Conduct Internal Reviews
Run internal assessments before external audits to identify and remediate gaps. Areebi's AI Governance Assessment provides a structured framework for self-evaluation against industry benchmarks.
Manage Evidence Centrally
Consolidate audit evidence in a single platform rather than scattered across email threads, spreadsheets, and shared drives. Areebi serves as the central repository for compliance evidence, making audit preparation efficient and audit responses rapid.
Request a demo to see how Areebi's audit infrastructure supports continuous compliance, or explore our pricing plans.

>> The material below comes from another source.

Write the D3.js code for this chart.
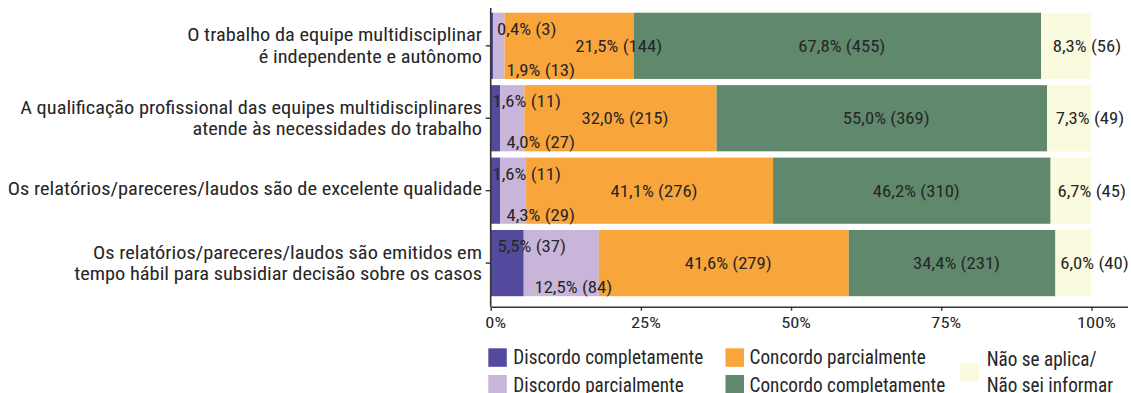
<!DOCTYPE html>
<html>
<head>
<meta charset="utf-8">
<script src="https://cdn.jsdelivr.net/npm/d3@7"></script>
<style>
  html, body { margin: 0; padding: 0; background: #ffffff; }
  svg { display: block; }
</style>
</head>
<body>
<svg id="chart" width="1131" height="393"></svg>
<script>
// Survey statements (one bar each); "\n" marks a line break in the axis label
const categories = [
  "O trabalho da equipe multidisciplinar\né independente e autônomo",
  "A qualificação profissional das equipes multidisciplinares\natende às necessidades do trabalho",
  "Os relatórios/pareceres/laudos são de excelente qualidade",
  "Os relatórios/pareceres/laudos são emitidos em\ntempo hábil para subsidiar decisão sobre os casos"
];

// Response shares (%) and counts, in stacking order
const discordoCompletamentePct = [0.4, 1.6, 1.6, 5.5];
const discordoCompletamenteN   = [3, 11, 11, 37];
const discordoParcialmentePct  = [1.9, 4.0, 4.3, 12.5];
const discordoParcialmenteN    = [13, 27, 29, 84];
const concordoParcialmentePct  = [21.5, 32.0, 41.1, 41.6];
const concordoParcialmenteN    = [144, 215, 276, 279];
const concordoCompletamentePct = [67.8, 55.0, 46.2, 34.4];
const concordoCompletamenteN   = [455, 369, 310, 231];
const naoSeAplicaPct           = [8.3, 7.3, 6.7, 6.0];
const naoSeAplicaN             = [56, 49, 45, 40];

const seriesNames = [
  "Discordo completamente",
  "Discordo parcialmente",
  "Concordo parcialmente",
  "Concordo completamente",
  "Não se aplica/\nNão sei informar"
];
const seriesColors = ["#544a9d", "#c9b5d9", "#f8a53c", "#5f886d", "#fafadf"];

const xTickValues = [0, 0.25, 0.5, 0.75, 1];
const xTickLabels = ["0%", "25%", "50%", "75%", "100%"];

const pctSeries = [discordoCompletamentePct, discordoParcialmentePct, concordoParcialmentePct,
                   concordoCompletamentePct, naoSeAplicaPct];
const nSeries = [discordoCompletamenteN, discordoParcialmenteN, concordoParcialmenteN,
                 concordoCompletamenteN, naoSeAplicaN];

// ---- font: prefer a condensed face, then fit each text group's width ----
function fontAvailable(name) {
  const ctx = document.createElement("canvas").getContext("2d");
  const s = "Discordo completamente 0123456789";
  let differs = false;
  for (const fb of ["monospace", "serif"]) {
    ctx.font = `40px ${fb}`;
    const a = ctx.measureText(s).width;
    ctx.font = `40px "${name}", ${fb}`;
    const b = ctx.measureText(s).width;
    if (Math.abs(a - b) > 0.5) differs = true;
  }
  return differs;
}
const fontCandidates = ["Roboto Condensed", "Roboto", "Liberation Sans Narrow", "DejaVu Sans Condensed", "Liberation Sans"];
const FONT = fontCandidates.find(fontAvailable) || "sans-serif";
const measureCtx = document.createElement("canvas").getContext("2d");
function fitScale(sample, size, width) {
  measureCtx.font = `${size}px "${FONT}"`;
  return Math.max(0.6, Math.min(1.4, width / measureCtx.measureText(sample).width));
}

// font sizes and horizontal scale per text group
const VALUE_SIZE = 16.5, CAT_SIZE = 18.5, TICK_SIZE = 15.5, LEGEND_SIZE = 20;
const sqValue  = fitScale("67,8% (455)", VALUE_SIZE, 87);
const sqCat    = fitScale("O trabalho da equipe multidisciplinar", CAT_SIZE, 295);
const sqTick   = fitScale("100%", TICK_SIZE, 39);
const sqLegend = fitScale("Discordo completamente", LEGEND_SIZE, 190);

const TEXT = "#262626";
const svg = d3.select("#chart").style("font-family", `"${FONT}", sans-serif`);

// ---- scales ----
const x = d3.scaleLinear().domain([0, 1.06]).range([490.7, 1127.5]);
const y = d3.scaleBand()
  .domain(categories)
  .range([8, 306.7])
  .paddingInner(0.086)
  .paddingOuter(0.105)
  .align(0.31);

// ---- stacked data ----
const rows = categories.map((c, i) => {
  const row = { cat: c };
  pctSeries.forEach((s, k) => { row[k] = s[i] / 100; });
  return row;
});
const stack = d3.stack().keys(d3.range(pctSeries.length))(rows);

// text placed through a transform so it can be scaled horizontally
function placeText(sel, fx, fy, sq) {
  sel.attr("transform", (d, i) => `translate(${fx(d, i)},${fy(d, i)}) scale(${sq},1)`);
}

// ---- bars ----
const layers = svg.append("g").selectAll("g")
  .data(stack)
  .join("g")
  .attr("fill", (d, k) => seriesColors[k]);

layers.selectAll("rect")
  .data(d => d)
  .join("rect")
  .attr("x", d => x(d[0]))
  .attr("y", d => y(d.data.cat))
  .attr("width", d => x(d[1]) - x(d[0]))
  .attr("height", y.bandwidth());

// ---- value labels ----
const x0 = x(0);
const labelRules = [
  // [x placement, vertical offset from band centre]
  (a, b) => [Math.max((a + b) / 2 + 24.5, x0 + 36), -17],
  (a, b) => [Math.max((a + b) / 2 + 12, x0 + 50), 24],
  (a, b) => [Math.max((a + b) / 2 + 4.5, x0 + 128), 0],
  (a, b) => [(a + b) / 2 + 4.5, 0],
  (a, b) => [(a + b) / 2 + 21, 0]
];
const fmt = v => v.toFixed(1).replace(".", ",");

stack.forEach((layer, k) => {
  const lg = svg.append("g");
  lg.selectAll("text")
    .data(layer)
    .join("text")
    .attr("text-anchor", "middle")
    .attr("dy", "0.36em")
    .attr("font-size", VALUE_SIZE)
    .attr("fill", TEXT)
    .text((d, i) => `${fmt(pctSeries[k][i])}% (${nSeries[k][i]})`)
    .call(placeText,
      d => labelRules[k](x(d[0]), x(d[1]))[0],
      d => y(d.data.cat) + y.bandwidth() / 2 + labelRules[k](x(d[0]), x(d[1]))[1],
      sqValue);
});

// ---- axes ----
const axisColor = "#333333";
const xAxisY = 306.7;

// horizontal axis
const gx = svg.append("g").attr("transform", `translate(0,${xAxisY})`)
  .call(d3.axisBottom(x).tickValues(xTickValues).tickSize(4).tickSizeOuter(0)
    .tickFormat((d, i) => xTickLabels[i]));
gx.select(".domain").attr("stroke", axisColor).attr("stroke-width", 1.6);
gx.selectAll(".tick line").attr("stroke", axisColor).attr("stroke-width", 1.4);
gx.selectAll(".tick text")
  .attr("y", null).attr("dy", null)
  .attr("font-family", `"${FONT}", sans-serif`)
  .attr("font-size", TICK_SIZE)
  .attr("fill", TEXT)
  .attr("transform", `translate(4.5,21) scale(${sqTick},1)`);

// vertical axis
const gy = svg.append("g").attr("transform", `translate(${x0},0)`)
  .call(d3.axisLeft(y).tickSize(5).tickSizeOuter(0).tickFormat(""));
gy.select(".domain").attr("d", `M0,8V${xAxisY}`).attr("stroke", axisColor).attr("stroke-width", 1.6);
gy.selectAll(".tick line").attr("stroke", axisColor).attr("stroke-width", 1.4);

// category labels, right aligned, one or two lines
const catG = svg.append("g").selectAll("text")
  .data(categories)
  .join("text")
  .attr("text-anchor", "end")
  .attr("font-size", CAT_SIZE)
  .attr("fill", TEXT)
  .call(placeText,
    () => 482,
    d => {
      const c = y(d) + y.bandwidth() / 2;
      return d.includes("\n") ? c - 4.4 : c + 4.5;
    },
    sqCat);
catG.each(function (d) {
  const lines = d.split("\n");
  d3.select(this).selectAll("tspan")
    .data(lines)
    .join("tspan")
    .attr("x", 0)
    .attr("y", (l, j) => j * 21.6)
    .text(l => l);
});

// ---- legend ----
const sw = 18.5;
const legendItems = [
  { k: 0, sx: 488.3, sy: 348.3, tx: 513.3, ty: [364.3] },
  { k: 1, sx: 488.3, sy: 375.0, tx: 513.3, ty: [391.6] },
  { k: 2, sx: 725.5, sy: 348.3, tx: 749.6, ty: [364.3] },
  { k: 3, sx: 725.5, sy: 375.0, tx: 749.6, ty: [391.6] },
  { k: 4, sx: 960.2, sy: 363.3, tx: 986.7, ty: [365.7, 391.7] }
];
const lg = svg.append("g").selectAll("g")
  .data(legendItems)
  .join("g");
lg.append("rect")
  .attr("x", d => d.sx)
  .attr("y", d => d.sy)
  .attr("width", sw)
  .attr("height", sw)
  .attr("fill", d => seriesColors[d.k]);
lg.append("text")
  .attr("font-size", LEGEND_SIZE)
  .attr("fill", TEXT)
  .call(placeText, d => d.tx, d => d.ty[0], sqLegend)
  .each(function (d) {
    const lines = seriesNames[d.k].split("\n");
    d3.select(this).selectAll("tspan")
      .data(lines)
      .join("tspan")
      .attr("x", 0)
      .attr("y", (l, j) => (d.ty[j] || d.ty[0]) - d.ty[0])
      .text(l => l);
  });
</script>
</body>
</html>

Frequently Asked Questions
Who conducts AI audits?
AI audits are typically conducted by independent third-party assessors, which may include traditional audit firms (Big Four and mid-tier firms expanding into AI), specialized AI audit firms, accredited certification bodies (for ISO 42001), and qualified bias auditors (for NYC Local Law 144). Internal audit teams may also conduct preliminary assessments, but regulatory audits generally require independent external assessment to ensure objectivity.
How often should AI systems be audited?
Audit frequency depends on the regulatory context and risk level. NYC Local Law 144 requires annual bias audits for automated employment tools. SOC 2 audits are typically annual. ISO 42001 certification involves initial assessment followed by annual surveillance audits and triennial recertification. For high-risk AI systems, organizations should conduct internal reviews quarterly and engage external auditors at least annually. Continuous monitoring between audits is essential.
What evidence do AI auditors require?
AI auditors typically require: AI system inventories and documentation, governance policies and procedures, risk assessment records, training data documentation, bias testing results, interaction logs and audit trails, incident records and response documentation, access control configurations, change management records, and evidence of human oversight processes. Platforms like Areebi generate and maintain much of this evidence automatically.
What is the difference between an AI audit and a model validation?
A model validation is a focused technical assessment of an AI model's statistical performance, accuracy, and reliability, often conducted by data science teams. An AI audit is broader - it evaluates not just model performance but also governance, compliance, ethics, security, transparency, and organizational practices surrounding the AI system. Model validation may be one component of a comprehensive AI audit, but audits encompass the entire system and organizational context.